Jon Jones has had a rough road, and he admits he has a lot of regrets over the things he's done in the past. His behavior has inflicted harm on peers, family, friends, and training partners; and especially on Jessie Moses, his fiancé who, according to Jones, has had to, "put up with my shit for years."
Even during Jon Jones' incredible rise through the MMA world, he says he was a struggling "addict," a word that the fighter uses to describe his former behavior.
"One thing people don’t realize is that you can be a drug addict even if you are a stoner," he told MMAJunkie.com. "If you are waking up every day and smoking, smoking before you eat, smoking before you train, smoke before you sleep, smoking before you watch a movie, smoking before your study session, you are an addict. It doesn’t have to be a hard drug to be an addict."
It's a rationalization that's very real to Jones and that he takes seriously. He also thinks other should do:
If you’re spending lots of money on it and all your friends are people who do it as well and you don’t really associate with people who are completely sober, then, yeah, you are an addict. I think that’s why people have these issues with marijuana, because they don’t really consider it a drug.
But a new Jon Jones is emerging. A clean and sober Jones. The first step was to kick the habit. The habit that started for Jones in high school. It continued through college and was occurring during his entire professional MMA career:
It was literally what I would do in between fights. I was just sitting, enjoying life and thinking that I was a hippie. I didn’t feel I was hurting anyone else, didn’t feel I was being a bad person.
Instead of becoming the lovable hippie, the excessive use led to Jones actually retreating into a world of negativity:
It became who I enjoyed being. I thought I was preserving myself from all the negatives and evil of the world. I would pop out of my cave for fights.
It was this world of negativity that led to his various run ins with the law. In 2012, Jones crashed into a pole while under the influence. In 2015, before UFC 182, he failed a cocaine test. Later that year, he was involved in a felony hit-and-run where a pregnant woman was injured.
He pleaded guilty and was sentenced to 18 months probation and community service.
To add insult to injury, he was placed on suspension by the UFC and stripped of his light heavyweight title.
it was a title that, despite all of the troubles, he has won almost flawlessly. His only loss in 16 fights came from a disqualification for throwing illegal elbows, a disqualification that UFC president Dana White has publicly NOT supported. Despite all of the weed use and the troubles with the law, he's yet to face a defeat on the same scale as superstars like Ronda Rousey and Conor McGregor have.

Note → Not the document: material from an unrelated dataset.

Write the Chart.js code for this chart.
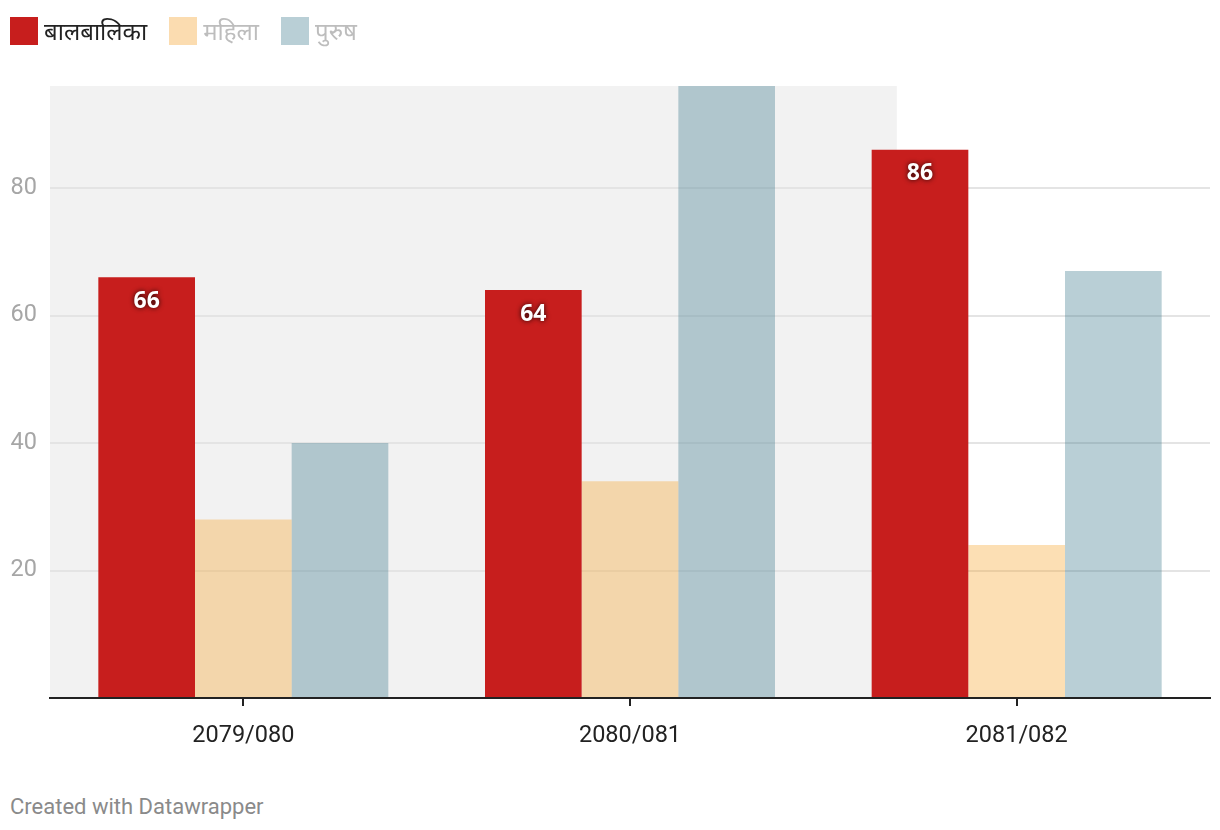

He's never been knocked out or submitted inside the Octagon. It's a track record that he plans to continue when he faces Ovince Saint Preux at UFC 197 this Saturday.
Jones admits his failures, but isn't humble when it comes to his natural abilities and work ethic:
You can’t question whether I’m a (natural) athlete. Despite being a bit of a knucklehead, I have a great mind for this game. Even though I have bad qualities in my personal life, as an athlete I can turn it on. I will get out there and train harder than anyone, five times a day sometimes. You have to be a special person to do that — like special forces, military maybe. You find a way to get to practice and do it one more time.
It's this type of mental toughness that makes him such a unequivocal force in the Octagon. It's also this mental toughness that allows him to open up and admit to his past mistakes.
Jones knows that the tough road is over, but the end is clearer than it ever has been thanks to his sobriety:
I feel like I am having a come-to-Jesus moment right now. This is real stuff, and I feel so free talking about it now. A rough beginning doesn’t have to mean there is a rough end. I’m ready to be the best me I can be.